冒頭に述べました本社経営と開発現場の情報ギャップを埋めるべく、上記開発部門の再発防止策に加え、本社経営陣が状況をタイムリーに把握し、確実にグリップを効かせて上記施策の着実な履行を担保する為に、以下を実行。

 

本社経営陣による開発部門の定期的な実情把握の励行

開発案件の進捗確認、並びに課題の認識、更にそれへの対応策確認の為の本社経営陣と開発部門幹部間での確認会を四半期毎に実施。

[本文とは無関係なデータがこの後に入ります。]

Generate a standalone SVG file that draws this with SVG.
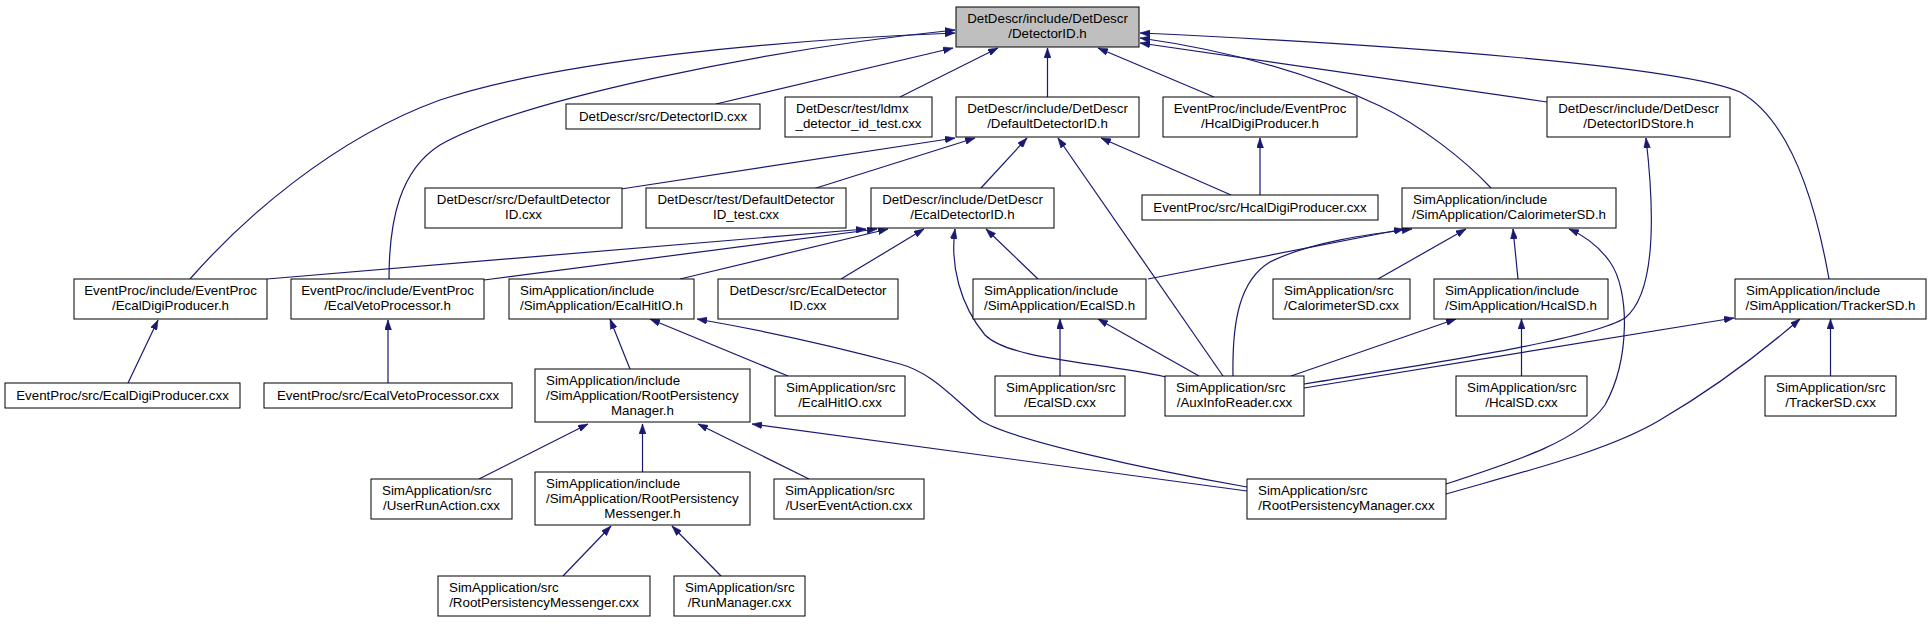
<svg xmlns="http://www.w3.org/2000/svg" width="1932" height="624" viewBox="0 0 1932 624">
<style>
.node rect{fill:#ffffff;stroke:#000000;stroke-width:1}
.root rect{fill:#bfbfbf}
text{font-family:"Liberation Sans",Arial,Helvetica,sans-serif;font-size:13.33px;fill:#000000}
.c{text-anchor:middle}
.l{text-anchor:start}
#edges path{fill:none;stroke:#191970;stroke-width:1.2;marker-end:url(#arr)}
</style>
<defs>
<marker id="arr" viewBox="0 0 10 7" markerWidth="10" markerHeight="7" refX="10" refY="3.5" orient="auto" markerUnits="userSpaceOnUse">
<path d="M0,0 L10,3.5 L0,7 Z" fill="#191970" stroke="#191970" stroke-width="0.5"/>
</marker>
</defs>
<rect x="0" y="0" width="1932" height="624" fill="#ffffff"/>
<g id="edges">
<path d="M716,104 L953,48"/>
<path d="M900,97 L998,48"/>
<path d="M1047.5,97 L1047.5,48"/>
<path d="M1214,97 L1098,48"/>
<path d="M1547,102 L1140,43"/>
<path d="M1491,188 C1465,160 1420,125 1380,106 C1320,78 1240,52 1140,38"/>
<path d="M1829,279 C1815,200 1790,120 1740,92 C1680,66 1400,45 1140,33"/>
<path d="M190,279 C240,222 330,140 440,100 C560,60 780,40 955,33"/>
<path d="M389,279 C389,220 400,170 440,145 C520,100 760,50 955,30"/>
<path d="M621,189 L955,138"/>
<path d="M813,189 L975,138"/>
<path d="M981,188 L1027,138"/>
<path d="M1223,376 L1058,138"/>
<path d="M1231,195 L1101,138"/>
<path d="M1260,195 L1260,138"/>
<path d="M267,279 L866,229"/>
<path d="M484,280 L877,229"/>
<path d="M680,279 L888,229"/>
<path d="M841,279 L924,229"/>
<path d="M1038,279 L986,229"/>
<path d="M1166,377 C1100,362 1010,360 985,335 C960,305 950,265 955,229"/>
<path d="M1148,279 L1404,229"/>
<path d="M1233,376 C1232,320 1240,280 1270,262 C1310,242 1370,234 1412,229"/>
<path d="M1378,279 L1466,229"/>
<path d="M1518,279 L1513,229"/>
<path d="M1446,484 C1520,460 1580,440 1605,405 C1630,360 1630,290 1610,262 C1598,245 1585,236 1569,229"/>
<path d="M1304,384 C1420,365 1590,340 1625,318 C1660,290 1652,190 1646,138"/>
<path d="M1304,388 L1734,318"/>
<path d="M1830.5,376 L1830.5,319"/>
<path d="M1446,494 C1530,470 1610,450 1660,420 C1720,385 1770,345 1800,319"/>
<path d="M1291,376 L1456,319"/>
<path d="M1521.5,376 L1521.5,319"/>
<path d="M1060,376 L1060,319"/>
<path d="M1199,376 L1098,319"/>
<path d="M630,369 L610,319"/>
<path d="M788,376 L650,319"/>
<path d="M1247,487 C1150,470 1010,440 980,420 C950,395 930,372 900,364 C830,345 760,330 697,319"/>
<path d="M479,479 L588,424"/>
<path d="M642.5,472 L642.5,424"/>
<path d="M809,479 L698,424"/>
<path d="M1247,491 L752,424"/>
<path d="M563,576 L611,526"/>
<path d="M721,576 L672,526"/>
<path d="M128,383 L158,320"/>
<path d="M388,383 L388,320"/>
</g>
<g id="n_root" class="node root"><rect x="956" y="7" width="183" height="40"/><text class="c" x="1047.5" y="23">DetDescr/include/DetDescr</text><text class="c" x="1047.5" y="38">/DetectorID.h</text></g>
<g id="n_detid_cxx" class="node"><rect x="566" y="104" width="194" height="25"/><text class="c" x="663" y="121">DetDescr/src/DetectorID.cxx</text></g>
<g id="n_ldmx_test" class="node"><rect x="785" y="97" width="147" height="40"/><text class="l" x="796" y="113">DetDescr/test/ldmx</text><text class="c" x="858.5" y="128">_detector_id_test.cxx</text></g>
<g id="n_defid_h" class="node"><rect x="956" y="97" width="183" height="40"/><text class="c" x="1047.5" y="113">DetDescr/include/DetDescr</text><text class="c" x="1047.5" y="128">/DefaultDetectorID.h</text></g>
<g id="n_hcaldigi_h" class="node"><rect x="1163" y="97" width="194" height="40"/><text class="c" x="1260" y="113">EventProc/include/EventProc</text><text class="c" x="1260" y="128">/HcalDigiProducer.h</text></g>
<g id="n_idstore_h" class="node"><rect x="1547" y="97" width="183" height="40"/><text class="c" x="1638.5" y="113">DetDescr/include/DetDescr</text><text class="c" x="1638.5" y="128">/DetectorIDStore.h</text></g>
<g id="n_defid_cxx" class="node"><rect x="425" y="188" width="197" height="40"/><text class="c" x="523.5" y="204">DetDescr/src/DefaultDetector</text><text class="c" x="523.5" y="219">ID.cxx</text></g>
<g id="n_defid_test" class="node"><rect x="646" y="188" width="200" height="40"/><text class="c" x="746" y="204">DetDescr/test/DefaultDetector</text><text class="c" x="746" y="219">ID_test.cxx</text></g>
<g id="n_ecalid_h" class="node"><rect x="871" y="188" width="183" height="40"/><text class="c" x="962.5" y="204">DetDescr/include/DetDescr</text><text class="c" x="962.5" y="219">/EcalDetectorID.h</text></g>
<g id="n_hcaldigi_cxx" class="node"><rect x="1142" y="195" width="236" height="25"/><text class="c" x="1260" y="212">EventProc/src/HcalDigiProducer.cxx</text></g>
<g id="n_calo_h" class="node"><rect x="1402" y="188" width="214" height="40"/><text class="l" x="1413" y="204">SimApplication/include</text><text class="c" x="1509" y="219">/SimApplication/CalorimeterSD.h</text></g>
<g id="n_ecaldigi_h" class="node"><rect x="74" y="279" width="193" height="40"/><text class="c" x="170.5" y="295">EventProc/include/EventProc</text><text class="c" x="170.5" y="310">/EcalDigiProducer.h</text></g>
<g id="n_ecalveto_h" class="node"><rect x="291" y="279" width="193" height="40"/><text class="c" x="387.5" y="295">EventProc/include/EventProc</text><text class="c" x="387.5" y="310">/EcalVetoProcessor.h</text></g>
<g id="n_ecalhitio_h" class="node"><rect x="509" y="279" width="185" height="40"/><text class="l" x="520" y="295">SimApplication/include</text><text class="c" x="601.5" y="310">/SimApplication/EcalHitIO.h</text></g>
<g id="n_ecalid_cxx" class="node"><rect x="718" y="279" width="180" height="40"/><text class="c" x="808" y="295">DetDescr/src/EcalDetector</text><text class="c" x="808" y="310">ID.cxx</text></g>
<g id="n_ecalsd_h" class="node"><rect x="973" y="279" width="173" height="40"/><text class="l" x="984" y="295">SimApplication/include</text><text class="c" x="1059.5" y="310">/SimApplication/EcalSD.h</text></g>
<g id="n_calo_cxx" class="node"><rect x="1273" y="279" width="137" height="40"/><text class="l" x="1284" y="295">SimApplication/src</text><text class="c" x="1341.5" y="310">/CalorimeterSD.cxx</text></g>
<g id="n_hcalsd_h" class="node"><rect x="1434" y="279" width="174" height="40"/><text class="l" x="1445" y="295">SimApplication/include</text><text class="c" x="1521" y="310">/SimApplication/HcalSD.h</text></g>
<g id="n_trackersd_h" class="node"><rect x="1735" y="279" width="191" height="40"/><text class="l" x="1746" y="295">SimApplication/include</text><text class="c" x="1830.5" y="310">/SimApplication/TrackerSD.h</text></g>
<g id="n_ecaldigi_cxx" class="node"><rect x="5" y="383" width="235" height="25"/><text class="c" x="122.5" y="400">EventProc/src/EcalDigiProducer.cxx</text></g>
<g id="n_ecalveto_cxx" class="node"><rect x="264" y="383" width="248" height="25"/><text class="c" x="388" y="400">EventProc/src/EcalVetoProcessor.cxx</text></g>
<g id="n_rpm_h" class="node"><rect x="535" y="369" width="215" height="53"/><text class="l" x="546" y="385">SimApplication/include</text><text class="l" x="546" y="400">/SimApplication/RootPersistency</text><text class="c" x="642.5" y="415">Manager.h</text></g>
<g id="n_ecalhitio_cxx" class="node"><rect x="775" y="376" width="130" height="40"/><text class="l" x="786" y="392">SimApplication/src</text><text class="c" x="840" y="407">/EcalHitIO.cxx</text></g>
<g id="n_ecalsd_cxx" class="node"><rect x="995" y="376" width="130" height="40"/><text class="l" x="1006" y="392">SimApplication/src</text><text class="c" x="1060" y="407">/EcalSD.cxx</text></g>
<g id="n_aux_cxx" class="node"><rect x="1165" y="376" width="139" height="40"/><text class="l" x="1176" y="392">SimApplication/src</text><text class="c" x="1234.5" y="407">/AuxInfoReader.cxx</text></g>
<g id="n_hcalsd_cxx" class="node"><rect x="1456" y="376" width="131" height="40"/><text class="l" x="1467" y="392">SimApplication/src</text><text class="c" x="1521.5" y="407">/HcalSD.cxx</text></g>
<g id="n_trackersd_cxx" class="node"><rect x="1765" y="376" width="131" height="40"/><text class="l" x="1776" y="392">SimApplication/src</text><text class="c" x="1830.5" y="407">/TrackerSD.cxx</text></g>
<g id="n_userrun" class="node"><rect x="371" y="479" width="141" height="40"/><text class="l" x="382" y="495">SimApplication/src</text><text class="c" x="441.5" y="510">/UserRunAction.cxx</text></g>
<g id="n_rpmsg_h" class="node"><rect x="535" y="472" width="215" height="53"/><text class="l" x="546" y="488">SimApplication/include</text><text class="l" x="546" y="503">/SimApplication/RootPersistency</text><text class="c" x="642.5" y="518">Messenger.h</text></g>
<g id="n_userevent" class="node"><rect x="774" y="479" width="150" height="40"/><text class="l" x="785" y="495">SimApplication/src</text><text class="c" x="849" y="510">/UserEventAction.cxx</text></g>
<g id="n_rpm_cxx" class="node"><rect x="1247" y="479" width="199" height="40"/><text class="l" x="1258" y="495">SimApplication/src</text><text class="c" x="1346.5" y="510">/RootPersistencyManager.cxx</text></g>
<g id="n_rpmsg_cxx" class="node"><rect x="438" y="576" width="212" height="40"/><text class="l" x="449" y="592">SimApplication/src</text><text class="c" x="544" y="607">/RootPersistencyMessenger.cxx</text></g>
<g id="n_runmgr" class="node"><rect x="674" y="576" width="131" height="40"/><text class="l" x="685" y="592">SimApplication/src</text><text class="c" x="739.5" y="607">/RunManager.cxx</text></g>
</svg>
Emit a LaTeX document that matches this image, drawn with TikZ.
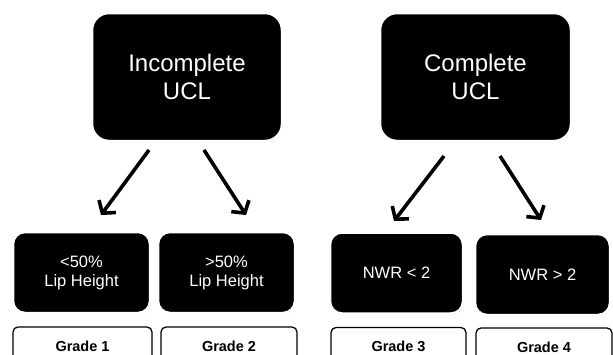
\documentclass[tikz,border=0pt]{standalone}
\usepackage{fontspec}
\setmainfont{Liberation Sans}
\usetikzlibrary{arrows.meta,shadows}
\begin{document}
\begin{tikzpicture}[x=1pt,y=-1pt,
  bigbox/.style={fill=black, draw=white, line width=2.5pt, rounded corners=17pt,
    minimum width=190pt, minimum height=128pt, inner sep=0pt, text=white, align=center,
    font=\fontsize{24}{28}\selectfont,
    drop shadow={opacity=0.35, shadow xshift=0.6pt, shadow yshift=-1.2pt}},
  smallbox/.style={fill=black, draw=white, line width=2.5pt, rounded corners=12pt,
    minimum height=81pt, inner sep=0pt, text=white, align=center,
    font=\fontsize{16.5}{19}\selectfont,
    drop shadow={opacity=0.35, shadow xshift=0.6pt, shadow yshift=-1.2pt}},
  gradebox/.style={fill=white, draw=black, line width=1.3pt, rounded corners=5pt,
    minimum height=38pt, inner sep=0pt, font=\fontsize{14.5}{17}\bfseries\selectfont},
  arr/.style={line width=3.6pt, -{Straight Barb[length=8.5pt,width=21pt,line width=3.6pt]}}
]
\clip (0,0) rectangle (613,354);
\fill[white] (0,0) rectangle (613,354);

\node[bigbox] (inc) at (187,77) {Incomplete\\UCL};
\node[bigbox, minimum width=191pt] (com) at (475.5,77) {Complete\\UCL};

\node[smallbox, minimum width=137pt] (b1) at (81.5,272.5) {<50\%\\Lip Height};
\node[smallbox, minimum width=137pt] (b2) at (226.5,272.5) {>50\%\\Lip Height};
\node[smallbox, minimum width=133pt] (b3) at (396.5,273) {NWR < 2};
\node[smallbox, minimum width=135pt] (b4) at (542.5,274.5) {NWR > 2};

\node[gradebox, minimum width=139pt] (g1) at (82.5,346) {Grade 1};
\node[gradebox, minimum width=136pt] (g2) at (229,346) {Grade 2};
\node[gradebox, minimum width=135pt] (g3) at (398.5,346.5) {Grade 3};
\node[gradebox, minimum width=136pt] (g4) at (544,347) {Grade 4};

\coordinate (a1s) at (149,150);
\coordinate (a1e) at (101,215);
\coordinate (a2s) at (204,150);
\coordinate (a2e) at (246,215);
\coordinate (a3s) at (444,156);
\coordinate (a3e) at (394,221);
\coordinate (a4s) at (500,156);
\coordinate (a4e) at (541,220);

\draw[arr] (a1s) -- (a1e);
\draw[arr] (a2s) -- (a2e);
\draw[arr] (a3s) -- (a3e);
\draw[arr] (a4s) -- (a4e);
\end{tikzpicture}
\end{document}
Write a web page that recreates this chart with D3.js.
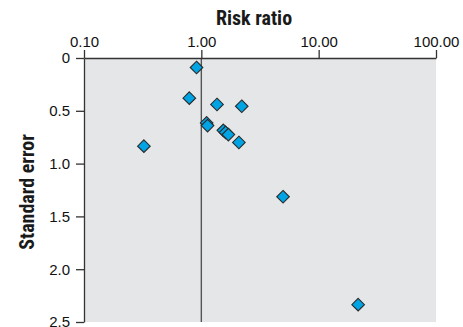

開発部門のリソース制約を十分認識した上で、適切且つ現実的な商品戦略、開発計画を策定(集中と選択)。

 

以上が現時点での実施済及び実施予定の再発予防策の全貌。

 

三菱自動車は2000年、2004年の品質問題を機に、「コンプライアンス第一」、「お客様第一」、「安全第一」を掲げ、2012年の品質問題においては「カスタマーファースト・プログラム」を設定し、品質問題の再発防止のため各種改革に取り組んできたが、今回再びこのような不正が起きたことを大変深刻に受け止めているそうだ。

 

5月18日付プレスリリースにおいて、「経営陣の直接の指示はなく、開発プロセスを適正に管理する体制を構築していたが、業務実態を十分に把握出来ていなかった」、「経営陣の開発日程短縮や高い燃費目標を期待する発言が不正を生む環境を作ったと思われる」と記したことが改めて確認された。

 

経営と開発部門現場の情報共有が出来なかったことに加えて、遵法意識の不足、「ものが言えない」組織風土、人材の特定部署への長期固定化などの複合要因によって不正が起こったという事実を経営陣として重大且つ真摯に受けとめているそうだ。

 

これらを踏まえ、今回発表致しました各種施策を着実に実行していくとともに、開発部門の業務プロセス可視化および部長職の意識改革を早急に行うべく、経営陣自らが外部人材を含めたチームを作り、直接対話等を行うことで、開発部門の閉鎖的な組織に風穴を開け、自浄作用を取り戻したいそうだ。

 

二度とこのような不正事案が発生せぬよう、社を挙げて万全の体制確立に取り組んでいくそうだ。